Lawyer faces fresh misconduct charge
Lawyer Eugene Johnston is facing a fresh charge of improper conduct for allegedly refusing to return a file to a former client.
Developer Michael MacLean has made a formal complaint against Mr Johnston to the Bermuda Bar Council, claiming the attorney has withheld the file for some two years, despite a “plethora of requests” for its return.
The grievance follows a similar complaint made against Mr Johnston by the Corporation of Hamilton, after the high-profile collapse of the Par-la-Ville hotel project.
Mr Johnston was admonished by the Bar Council's disciplinary tribunal in that case.
The Bar Council's professional conduct committee has investigated the latest complaint and decided to again lay charges against Mr Johnston, according to paperwork seen by The Royal Gazette.
A tribunal to hear the matter was delayed by the coronavirus pandemic and has yet to take place.
Mr MacLean, the chairman and director of Allied Development Partners Limited, said in his complaint that Mr Johnston represented ADPL in its dispute with the Government over the “voiding of agreements for the Hamilton Waterfront” when the lawyer ran his own J2 Chambers.
Mr MacLean, a trustee of the Allied Trust, which owns ADPL, wrote: “We have made several requests, over the course of nearly two years, directly to Mr Johnston, to return our client file in full.
“Most unfortunately, not withstanding our plethora of requests, Mr Johnston has, to date, refused to release our client file.”
Mr MacLean claimed the refusal to release the file was “improper, unreasonable and amounts to negligence which is causing damage to ADPL by preventing ADPL from advancing claims available to it in law”. He added: “Further, Mr Johnston's conduct brings the profession of barrister into disrepute and prejudices the administration of justice.”
Mr Johnston now works as counsel for Smith Bean & Co law firm. The complaint states that firm principal Simone Smith-Bean told ADPL her company did not hold the file and that Mr MacLean should liaise directly with Mr Johnston.
Mr MacLean alleged that during a phone call in July last year, Mr Johnston said he would release the file only if he was paid fees he was owed by Par-la-Ville Hotel & Residences Ltd.
Mr MacLean was president of Par-la-Ville Hotel & Residences when the company went into liquidation in 2015.
He faced criminal charges, along with his wife, Yasmin, former Hamilton mayor Graeme Outerbridge and City Hall secretary Ed Benevides, over the failed hotel development on Hamilton's Par-la-Ville car park. The charges against all four were dropped last year because of lack of evidence.
Mr MacLean said in his complaint to the Bar Council: “We believe it noteworthy that liquidators have been appointed for PLV and, in any event, that entity has nothing to do with ADPL's instruction of Mr Johnston …
“All claims with respect to PLV should have been forwarded to the [joint liquidators] as they now, as a matter of law, have care and control of that entity and are dealing with claims made by legitimate creditors.”
He said it was his belief that neither Mr Johnston, nor J2 Chambers, had made a claim as a creditor of PLV.
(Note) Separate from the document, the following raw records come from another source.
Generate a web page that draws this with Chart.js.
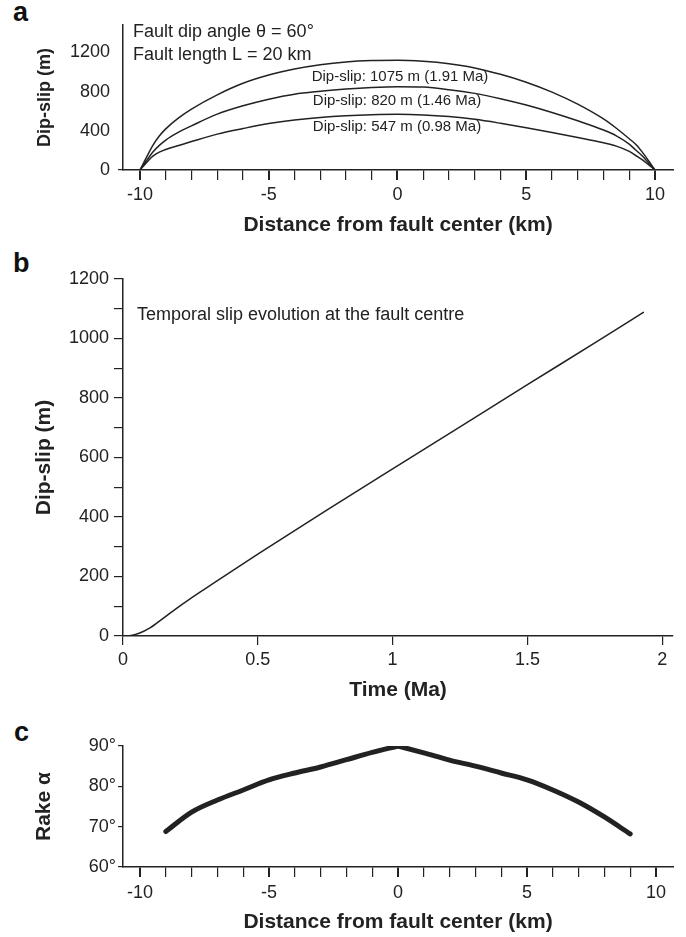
<!DOCTYPE html>
<html>
<head>
<meta charset="utf-8">
<script src="https://cdn.jsdelivr.net/npm/chart.js@4.4.1/dist/chart.umd.min.js"></script>
<style>
  body { margin: 0; background: #fff; }
  #wrap { position: relative; width: 686px; height: 937px; font-family: "Liberation Sans", Arial, sans-serif; }
  canvas { position: absolute; left: 0; }
  .tag { position: absolute; font-weight: bold; font-size: 27px; line-height: 1; color: #111; }
</style>
</head>
<body>
<div id="wrap">
  <div class="tag" style="left:13px;top:-1px">a</div>
  <div class="tag" style="left:13px;top:250px">b</div>
  <div class="tag" style="left:14px;top:719px">c</div>
  <canvas id="chartA" width="686" height="240" style="top:0"></canvas>
  <canvas id="chartB" width="686" height="470" style="top:240px"></canvas>
  <canvas id="chartC" width="686" height="227" style="top:710px"></canvas>
</div>
<script>
var FONT = '"Liberation Sans", Arial, sans-serif';
var INK = "#222";

// panel a: slip profiles along the fault
var distA = [-10, -9.75, -9.5, -9.25, -9, -8.5, -8, -7, -6, -5, -4, -3, -2, -1, 0,
             1, 2, 3, 4, 5, 6, 7, 8, 8.5, 9, 9.25, 9.5, 9.75, 10];
var slip1075 = [0, 129, 252, 347, 420, 532, 622, 767, 885, 969, 1030, 1074, 1103, 1117, 1120,
                1109, 1084, 1042, 977, 896, 795, 672, 521, 426, 319, 263, 185, 95, 0];
var slip820 = [0, 94, 183, 251, 306, 387, 451, 570, 655, 723, 774, 803, 826, 842, 850,
               846, 820, 782, 728, 663, 587, 502, 408, 349, 264, 204, 145, 72, 0];
var slip547 = [0, 74, 142, 182, 210, 250, 290, 366, 423, 474, 511, 537, 554, 564, 568,
               562, 545, 517, 477, 432, 383, 332, 278, 244, 190, 148, 105, 54, 0];
var profileLabels = ["Dip-slip: 1075 m (1.91 Ma)", "Dip-slip: 820 m (1.46 Ma)", "Dip-slip: 547 m (0.98 Ma)"];
var slipTicksA = [0, 400, 800, 1200];

// panel b: slip at the centre through time
var timeMa = [0, 0.03, 0.06, 0.1, 0.15, 0.2, 0.25, 0.3, 0.5, 0.75, 1.0, 1.25, 1.5, 1.75, 1.93];
var slipCentre = [0, 2, 9, 27, 60, 94, 126, 156, 275, 420, 562, 703, 845, 985, 1088];

// panel c: rake along the fault
var distLeft = [-9, -8, -7, -6, -5, -4, -3, -2, -1, 0];
var rakeLeft = [68.8, 73.6, 76.6, 79.1, 81.6, 83.3, 84.8, 86.6, 88.4, 90];
var distRight = [0, 1, 2, 3, 4, 5, 6, 7, 8, 9];
var rakeRight = [90, 88.3, 86.5, 85, 83.3, 81.6, 79.1, 76.1, 72.4, 68.2];

function pts(xs, ys) {
  return xs.map(function (x, i) { return { x: x, y: ys[i] }; });
}

function line(data, width) {
  return {
    data: data,
    borderColor: INK,
    borderWidth: width,
    pointRadius: 0,
    cubicInterpolationMode: "monotone",
    borderCapStyle: "round",
    borderJoinStyle: "round"
  };
}

// draws free text notes on the canvas
var notes = {
  id: "notes",
  afterDatasetsDraw: function (chart, args, opts) {
    var ctx = chart.ctx;
    (opts.items || []).forEach(function (n) {
      ctx.save();
      ctx.font = n.font;
      ctx.fillStyle = INK;
      ctx.textAlign = n.align || "left";
      ctx.textBaseline = "middle";
      ctx.fillText(n.text, n.x, n.y);
      ctx.restore();
    });
  }
};

function xAxis(o) {
  return {
    type: "linear",
    min: o.min,
    max: o.max,
    border: { color: INK, width: 1.5 },
    grid: {
      drawOnChartArea: false,
      tickLength: o.tickLength,
      color: INK,
      lineWidth: o.tickWidth || 1.2
    },
    ticks: {
      stepSize: o.step,
      includeBounds: false,
      autoSkip: false,
      maxRotation: 0,
      padding: o.pad,
      color: INK,
      font: { family: FONT, size: 18 },
      callback: o.label || function (v) { return String(v); }
    },
    title: {
      display: true,
      text: o.title,
      color: INK,
      font: { family: FONT, size: 21, weight: "bold" },
      padding: { top: 0, bottom: o.titlePad }
    },
    afterFit: function (s) { s.height = o.height; }
  };
}

function yAxis(o) {
  var axis = {
    type: "linear",
    min: o.min,
    max: o.max,
    border: { color: INK, width: 1.5 },
    grid: {
      drawOnChartArea: false,
      drawTicks: true,
      tickLength: o.tickLength,
      color: o.tickColor || INK,
      lineWidth: 1.2
    },
    ticks: {
      stepSize: o.step,
      includeBounds: false,
      autoSkip: false,
      padding: o.pad,
      color: INK,
      font: { family: FONT, size: 18 },
      callback: o.label || function (v) { return String(v); }
    },
    title: {
      display: true,
      text: o.title,
      color: INK,
      font: { family: FONT, size: o.titleSize, weight: "bold" },
      padding: { top: o.titlePad, bottom: 0 }
    },
    afterFit: function (s) { s.width = 123; }
  };
  if (o.tickValues) {
    axis.afterBuildTicks = function (s) {
      s.ticks = o.tickValues.map(function (v) { return { value: v }; });
    };
  }
  return axis;
}

function baseOptions(top, scales, items) {
  return {
    responsive: false,
    animation: false,
    layout: { padding: { top: top, right: 13, left: 0, bottom: 0 } },
    plugins: { legend: { display: false }, tooltip: { enabled: false }, notes: { items: items } },
    scales: scales
  };
}

Chart.register(notes);

// ---- a ----
new Chart(document.getElementById("chartA"), {
  type: "line",
  data: {
    datasets: [
      line(pts(distA, slip1075), 1.5),
      line(pts(distA, slip820), 1.5),
      line(pts(distA, slip547), 1.5)
    ]
  },
  options: baseOptions(25, {
    x: xAxis({
      min: -10.66, max: 10.7, step: 1, tickLength: 10, pad: 4, height: 70, titlePad: 2,
      tickWidth: function (c) { return c.tick && c.tick.value % 5 === 0 ? 2 : 1.2; },
      label: function (v) { return v % 5 === 0 ? String(v) : ""; },
      title: "Distance from fault center (km)"
    }),
    y: yAxis({
      min: 0, max: 1480, tickValues: slipTicksA, tickLength: 5, pad: 8, titleSize: 18, titlePad: 34,
      tickColor: function (c) { return c.tick && c.tick.value === 0 ? INK : "rgba(0,0,0,0)"; },
      title: "Dip-slip (m)"
    })
  }, [
    { text: "Fault dip angle \u03b8 = 60\u00b0", x: 133, y: 32, font: "18px " + FONT },
    { text: "Fault length L = 20 km", x: 133, y: 55, font: "18px " + FONT },
    { text: profileLabels[0], x: 400, y: 77, align: "center", font: "15px " + FONT },
    { text: profileLabels[1], x: 397, y: 101, align: "center", font: "15px " + FONT },
    { text: profileLabels[2], x: 397, y: 127, align: "center", font: "15px " + FONT }
  ])
});

// ---- b ----
new Chart(document.getElementById("chartB"), {
  type: "line",
  data: { datasets: [line(pts(timeMa, slipCentre), 1.5)] },
  options: baseOptions(39, {
    x: xAxis({
      min: 0, max: 2.04, step: 0.5, tickLength: 9, pad: 4, height: 74, titlePad: 7,
      title: "Time (Ma)"
    }),
    y: yAxis({
      min: 0, max: 1200, step: 100, tickLength: 9, pad: 5, titleSize: 21, titlePad: 32,
      label: function (v) { return v % 200 === 0 ? String(v) : ""; },
      title: "Dip-slip (m)"
    })
  }, [
    { text: "Temporal slip evolution at the fault centre", x: 137, y: 75, font: "18px " + FONT }
  ])
});

// ---- c ----
new Chart(document.getElementById("chartC"), {
  type: "line",
  data: {
    datasets: [
      line(pts(distLeft, rakeLeft), 5),
      line(pts(distRight, rakeRight), 5)
    ]
  },
  options: baseOptions(36, {
    x: xAxis({
      min: -10.66, max: 10.66, step: 1, tickLength: 10, pad: 5, height: 70, titlePad: 2,
      tickWidth: function (c) { return c.tick && c.tick.value % 5 === 0 ? 2 : 1.2; },
      label: function (v) { return v % 5 === 0 ? String(v) : ""; },
      title: "Distance from fault center (km)"
    }),
    y: yAxis({
      min: 60, max: 90, step: 10, tickLength: 5, pad: 2, titleSize: 21, titlePad: 32,
      label: function (v) { return v + "\u00b0"; },
      title: "Rake \u03b1"
    })
  }, [])
});
</script>
</body>
</html>
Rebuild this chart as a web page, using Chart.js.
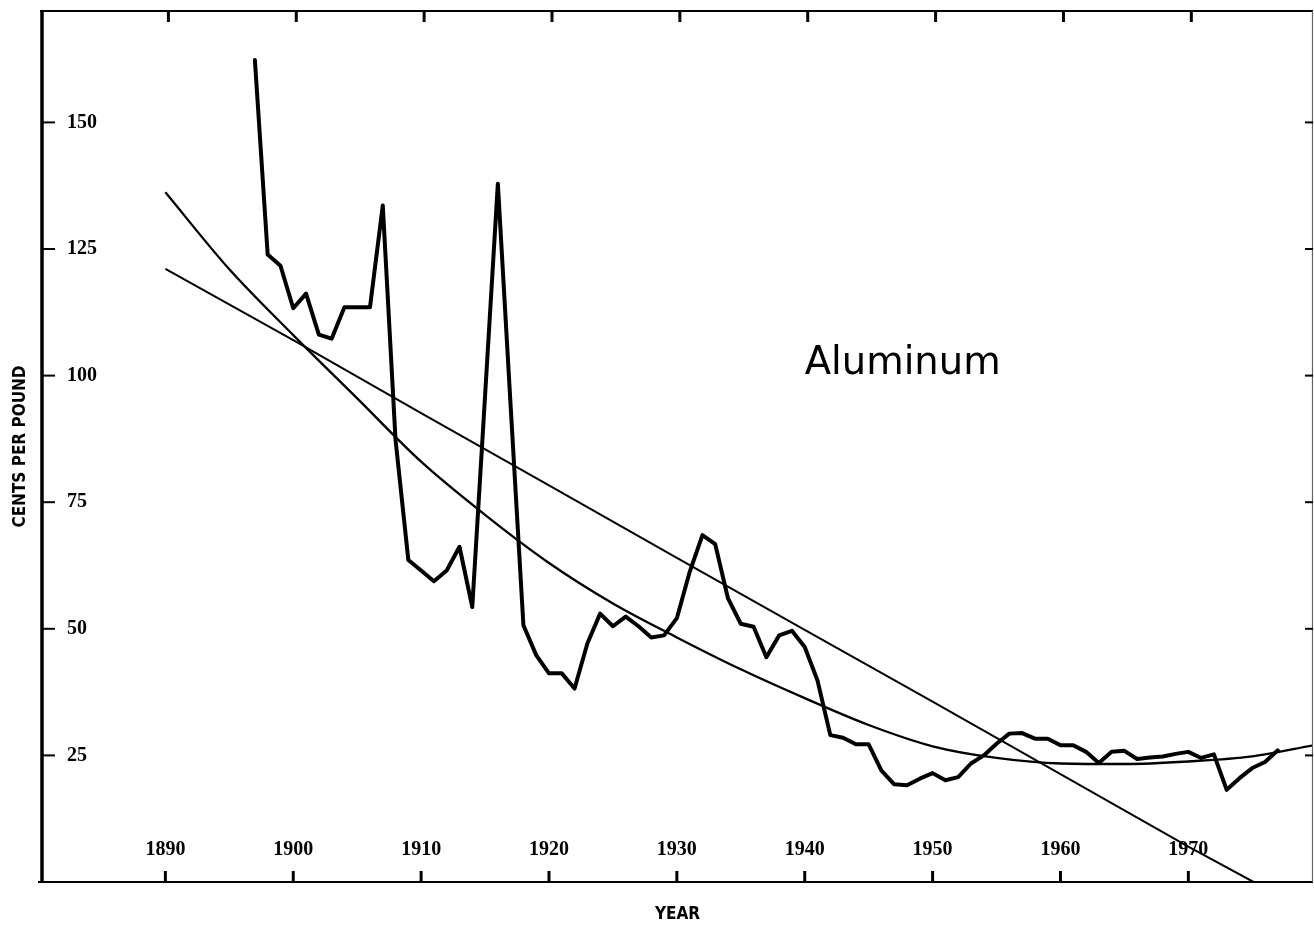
<!DOCTYPE html>
<html>
<head>
<meta charset="utf-8">
<script src="https://cdn.jsdelivr.net/npm/chart.js@4.4.1/dist/chart.umd.min.js"></script>
<style>
html,body{margin:0;padding:0;background:#ffffff;}
#wrap{position:relative;width:1314px;height:928px;}
</style>
</head>
<body>
<div id="wrap"><canvas id="c" width="1314" height="928"></canvas></div>
<script>
// ---- data ----
const years = [1897,1898,1899,1900,1901,1902,1903,1904,1905,1906,1907,1908,1909,1910,1911,1912,1913,1914,1915,1916,1917,1918,1919,1920,1921,1922,1923,1924,1925,1926,1927,1928,1929,1930,1931,1932,1933,1934,1935,1936,1937,1938,1939,1940,1941,1942,1943,1944,1945,1946,1947,1948,1949,1950,1951,1952,1953,1954,1955,1956,1957,1958,1959,1960,1961,1962,1963,1964,1965,1966,1967,1968,1969,1970,1971,1972,1973,1974,1975,1976,1977];
const prices = [162.3,123.9,121.7,113.3,116.2,108.1,107.3,113.5,113.5,113.5,133.6,87.3,63.6,61.5,59.4,61.5,66.2,54.3,96,137.9,94,50.7,44.8,41.2,41.2,38.2,47.1,53.0,50.5,52.4,50.5,48.3,48.7,52.1,61.2,68.5,66.7,56.0,51.0,50.4,44.4,48.7,49.6,46.4,39.8,29.0,28.5,27.2,27.2,22.0,19.3,19.1,20.4,21.5,20.1,20.7,23.4,25.0,27.3,29.3,29.4,28.3,28.3,27.0,27.0,25.7,23.5,25.7,25.9,24.3,24.6,24.8,25.3,25.7,24.5,25.2,18.2,20.5,22.5,23.7,26.0];

const lineYears  = [1890,1900,1910,1920,1930,1940,1950,1960,1970,1975.1];
const lineValues = [121.1,107.0,92.6,78.3,64.0,49.8,35.6,21.3,7.0,0];

const curveYears  = [1890,1895,1900,1905,1910,1915,1920,1925,1930,1935,1940,1945,1950,1955,1960,1965,1970,1975,1979.8];
const curveValues = [136.2,121.0,108.0,95.5,83.0,72.5,63.0,55.0,48.3,42.0,36.3,31.0,26.8,24.5,23.4,23.3,23.8,24.8,27.0];

const xTickValues = [1890,1900,1910,1920,1930,1940,1950,1960,1970];
const xTickLabels = ['1890','1900','1910','1920','1930','1940','1950','1960','1970'];
const yTickValues = [25,50,75,100,125,150];
const yTickLabels = ['25','50','75','100','125','150'];

const seriesName = 'Aluminum';
const xTitle = 'YEAR';
const yTitle = 'CENTS PER POUND';
const annotationAt = [1940, 100];

// ---- build ----
const pts = (xs, ys) => xs.map((x, i) => ({x: x, y: ys[i]}));
const tickFontCss = 'bold 20px "Liberation Serif", serif';

const frameTicks = {
  id: 'frameTicks',
  afterDatasetsDraw(chart) {
    const ctx = chart.ctx;
    const {left, right, top, bottom} = chart.chartArea;
    const xs = chart.scales.x, ys = chart.scales.y;
    ctx.save();
    ctx.strokeStyle = '#000';
    ctx.lineCap = 'butt';
    // frame
    ctx.lineWidth = 3.5;
    ctx.beginPath(); ctx.moveTo(left, top - 1); ctx.lineTo(left, bottom + 1); ctx.stroke();
    ctx.lineWidth = 2;
    ctx.beginPath(); ctx.moveTo(left - 2, top); ctx.lineTo(right, top); ctx.stroke();
    ctx.beginPath(); ctx.moveTo(left - 4, bottom); ctx.lineTo(right, bottom); ctx.stroke();
    ctx.strokeStyle = '#666';
    ctx.lineWidth = 1.2;
    ctx.beginPath(); ctx.moveTo(right - 0.5, top); ctx.lineTo(right - 0.5, bottom); ctx.stroke();
    ctx.strokeStyle = '#000';
    // x ticks + labels
    ctx.lineWidth = 3;
    ctx.fillStyle = '#000';
    ctx.font = tickFontCss;
    ctx.textAlign = 'center';
    ctx.textBaseline = 'middle';
    xTickValues.forEach((v, i) => {
      const px = xs.getPixelForValue(v);
      ctx.beginPath(); ctx.moveTo(px, bottom); ctx.lineTo(px, bottom - 11); ctx.stroke();
      ctx.beginPath(); ctx.moveTo(px + 3, top); ctx.lineTo(px + 3, top + 11); ctx.stroke();
      ctx.fillText(xTickLabels[i], px, bottom - 32);
    });
    // y ticks
    ctx.lineWidth = 2;
    yTickValues.forEach(v => {
      const py = ys.getPixelForValue(v);
      ctx.beginPath(); ctx.moveTo(left, py); ctx.lineTo(left + 13, py); ctx.stroke();
      ctx.beginPath(); ctx.moveTo(right, py); ctx.lineTo(right - 8, py); ctx.stroke();
    });
    // annotation
    ctx.font = '38.5px "DejaVu Sans", sans-serif';
    ctx.textAlign = 'left';
    ctx.textBaseline = 'alphabetic';
    ctx.fillText(seriesName, xs.getPixelForValue(annotationAt[0]), ys.getPixelForValue(annotationAt[1]) - 2);
    ctx.restore();
  }
};

const tickFont = {family: '"Liberation Serif", serif', size: 20, weight: 'bold'};
const titleFont = {family: '"DejaVu Sans Condensed", "DejaVu Sans", sans-serif', size: 17, weight: 'bold'};

new Chart(document.getElementById('c'), {
  type: 'line',
  data: {
    datasets: [
      {
        label: seriesName,
        data: pts(years, prices),
        borderColor: '#000',
        borderWidth: 4,
        borderJoinStyle: 'round',
        borderCapStyle: 'round',
        pointRadius: 0,
        tension: 0,
        fill: false
      },
      {
        label: 'linear trend',
        data: pts(lineYears, lineValues),
        borderColor: '#000',
        borderWidth: 2,
        pointRadius: 0,
        tension: 0,
        fill: false
      },
      {
        label: 'quadratic trend',
        data: pts(curveYears, curveValues),
        borderColor: '#000',
        borderWidth: 2.3,
        pointRadius: 0,
        cubicInterpolationMode: 'monotone',
        fill: false
      }
    ]
  },
  options: {
    responsive: false,
    animation: false,
    devicePixelRatio: 1,
    layout: {padding: {top: 11, right: 1, left: 0, bottom: 0}},
    plugins: {legend: {display: false}, tooltip: {enabled: false}},
    scales: {
      x: {
        type: 'linear',
        min: 1880.35,
        max: 1979.75,
        grid: {display: false, drawTicks: false},
        border: {display: false},
        afterFit: s => { s.height = 46; s.paddingLeft = 0; s.paddingRight = 0; },
        afterBuildTicks: s => { s.ticks = xTickValues.map(v => ({value: v})); },
        ticks: {display: false},
        title: {display: true, text: xTitle, color: '#000', font: titleFont, padding: {top: 0, bottom: 3}}
      },
      y: {
        type: 'linear',
        min: 0,
        max: 172,
        grid: {display: false, drawTicks: false},
        border: {display: false},
        afterFit: s => { s.width = 42; s.paddingTop = 0; s.paddingBottom = 0; },
        afterBuildTicks: s => { s.ticks = yTickValues.map(v => ({value: v})); },
        ticks: {
          mirror: true,
          padding: 25,
          color: '#000',
          font: tickFont,
          callback: (v) => { const i = yTickValues.indexOf(v); return i >= 0 ? yTickLabels[i] : ''; }
        },
        title: {display: true, text: yTitle, color: '#000', font: titleFont, padding: {top: 10, bottom: 0}}
      }
    }
  },
  plugins: [frameTicks]
});
</script>
</body>
</html>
“In any event, these matters are wholly irrelevant to the ADPL's requests for release of our client file,” he added.
The earlier complaint against Mr Johnston went before a tribunal in 2017.
Such hearings are usually held in private, but the lawyer chose to have it heard in public.
He was accused by the corporation, a former client, of withholding case files after he was replaced as counsel in a constitutional dispute between City Hall and the Ministry of Home Affairs.
The complaint was upheld by the disciplinary tribunal. Mr Johnston was not fined or suspended and there were no costs awarded, but the matter was published on the Bermuda Bar Association website.
The Bar Council would not confirm this week that a fresh complaint had been made or that the professional conduct committee had decided to lay charges.
A spokeswoman said: “There is a code of conduct that all barristers and attorneys admitted to the Bermuda Bar are expected to abide by.
“In the event that they do not abide by it, the Professional Conduct Committee investigates and, where appropriate, prosecutes any who fail to meet standards required.
“Under the current regulations, matters of professional conduct against members of the Bermuda Bar must remain private ... until such a time that the Registrar of the Supreme Court publishes an order following a tribunal or where an accused attorney requests that their matter be heard in public.”
Eron Hill, a trustee of the Allied Trust, said yesterday that Mr Johnston still held the client file.
Mr Johnston did not respond to several requests for comment.